Stepping Out of the Defensive Position
When someone becomes defensive during a conversation, the most effective strategy is to pause and reframe: remember that this is not an attack, but two people on the same team trying to resolve something together. A phrase like “I am not attacking you, we are on the same team” can deactivate the defensive response and reopen the communication channel.
Another useful technique when defensiveness persists is to ask directly: “What did you hear me say?” This allows misunderstandings to be identified before they become wounds.
When the Past Resurfaces
When someone brings up situations from years ago, it is generally not out of resentment but because that pain was never validated. The wound remains open because no one ever acknowledged it as legitimate. The way to heal it is not to say “that is in the past” but to allow the person to express how they felt at the time and to genuinely empathize with that experience, even though it happened long ago.
Practical Application
To bring these principles into daily life:
- Practice listening before responding: in the next disagreement, resist the impulse to defend or explain, and dedicate the first minutes exclusively to understanding how the other person feels.

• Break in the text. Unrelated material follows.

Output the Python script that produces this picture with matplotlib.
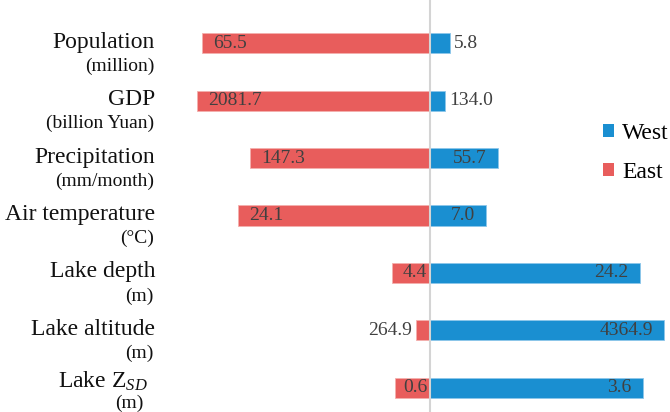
import matplotlib
matplotlib.use("Agg")
import matplotlib.pyplot as plt
from matplotlib.patches import Patch
from matplotlib.transforms import blended_transform_factory
import numpy as np

plt.rcParams["font.family"] = "Liberation Serif"
plt.rcParams["mathtext.fontset"] = "custom"
plt.rcParams["mathtext.rm"] = "Liberation Serif"
plt.rcParams["mathtext.it"] = "Liberation Serif:italic"

# lake / catchment indicators, east vs west basins
NAMES = ["Population", "GDP", "Precipitation", "Air temperature",
         "Lake depth", "Lake altitude", "Lake Z$_{SD}$"]
UNITS = ["(million)", "(billion Yuan)", "(mm/month)", "(°C)", "(m)", "(m)", "(m)"]
EAST = [65.5, 2081.7, 147.3, 24.1, 4.4, 264.9, 0.6]
WEST = [5.8, 134.0, 55.7, 7.0, 24.2, 4364.9, 3.6]

BLUE = "#1a8fd1"
RED = "#e85d5c"
VALUE_TEXT = "#404040"
AXIS_GRAY = "#d4d4d4"
PAD_PX = 11

east = np.array(EAST)
west = np.array(WEST)
total = east + west
east_pct = east / total * 100
west_pct = west / total * 100

fig = plt.figure(figsize=(6.7, 4.12), dpi=100)
ax = fig.add_axes([0, 0, 1, 1])
rows = np.arange(len(NAMES))

ax.barh(rows, -east_pct, height=0.35, color=RED, edgecolor="#f3b0ae", linewidth=0.6, zorder=2)
ax.barh(rows, west_pct, height=0.35, color=BLUE, edgecolor="#8cc6ea", linewidth=0.6, zorder=2)
ax.axvline(0, color=AXIS_GRAY, linewidth=1.5, zorder=3)

ax.set_xlim(-173.4, 96.8)
ax.set_ylim(6.42, -0.75)
ax.axis("off")

renderer = fig.canvas.get_renderer()
px_per_pct = ax.transData.transform((1, 0))[0] - ax.transData.transform((0, 0))[0]


def place_value(end, row, value, side):
    """Value inside the bar at its outer end, or just outside when it doesn't fit."""
    txt = ax.annotate(f"{value:.1f}", xy=(end, row), xytext=(0, 0),
                      textcoords="offset pixels", va="center",
                      fontsize=14, color=VALUE_TEXT, zorder=4)
    w = txt.get_window_extent(renderer).width
    length_px = abs(end) * px_per_pct
    if length_px >= w + 6:
        pad = min(PAD_PX, length_px - w - 2)
        txt.set_ha("right" if side > 0 else "left")
        txt.xyann = (-side * pad, 0)
    else:
        txt.set_ha("left" if side > 0 else "right")
        txt.xyann = (side * 4, 0)


for i in rows:
    place_value(-east_pct[i], i, east[i], -1)
    place_value(west_pct[i], i, west[i], 1)

# row labels: name plus unit on a second, smaller line
label_trans = blended_transform_factory(fig.transFigure, ax.transData)
last = len(NAMES) - 1
for i, (name, unit) in enumerate(zip(NAMES, UNITS)):
    # bottom row is nudged up so its unit line stays on the canvas
    lift = 6 if i == last else 0
    name_x = 148 if i == last else 155
    unit_x = 144 if i == last else 154
    ax.annotate(name, xy=(name_x / 670, i), xycoords=label_trans, xytext=(0, 1 + lift),
                textcoords="offset pixels", ha="right", va="center",
                fontsize=17, color="#111111")
    ax.annotate(unit, xy=(unit_x / 670, i), xycoords=label_trans, xytext=(0, -23 + lift + 2 * (i == last)),
                textcoords="offset pixels", ha="right", va="center",
                fontsize=14, color="#111111")

handles = [Patch(facecolor=BLUE, label="West"), Patch(facecolor=RED, label="East")]
fig.legend(handles=handles, loc="center left", bbox_to_anchor=(603 / 670, 1 - 153 / 412),
           frameon=False, fontsize=17, handlelength=0.45, handleheight=0.45,
           handletextpad=0.35, labelspacing=0.75, borderpad=0, borderaxespad=0)

fig.savefig("out.png", dpi=100, facecolor="white")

- Seek the need behind the complaint: when a partner expresses frustration, ask what unmet need hides beneath those words.
- Monitor emotional intensity: develop the habit of assessing the level of tension in the relationship and addressing problems when they are at a low level, before they escalate.
- Reframe defensiveness: when a defensive stance arises, pause the conversation to remember that both people are on the same team.
- Validate before solving: before offering solutions, ensure the other person feels completely heard and understood.
Conclusion
Relationship conflicts are not the enemy of the bond; how they are managed determines whether they strengthen or weaken it. Listening emotionally before speaking, validating the other person’s experience without minimizing it, and assuming mutual responsibility are the three keys that transform confrontation into connection. It is not about avoiding disagreements, but about using them as opportunities to know each other more deeply and build the emotional safety every relationship needs to endure.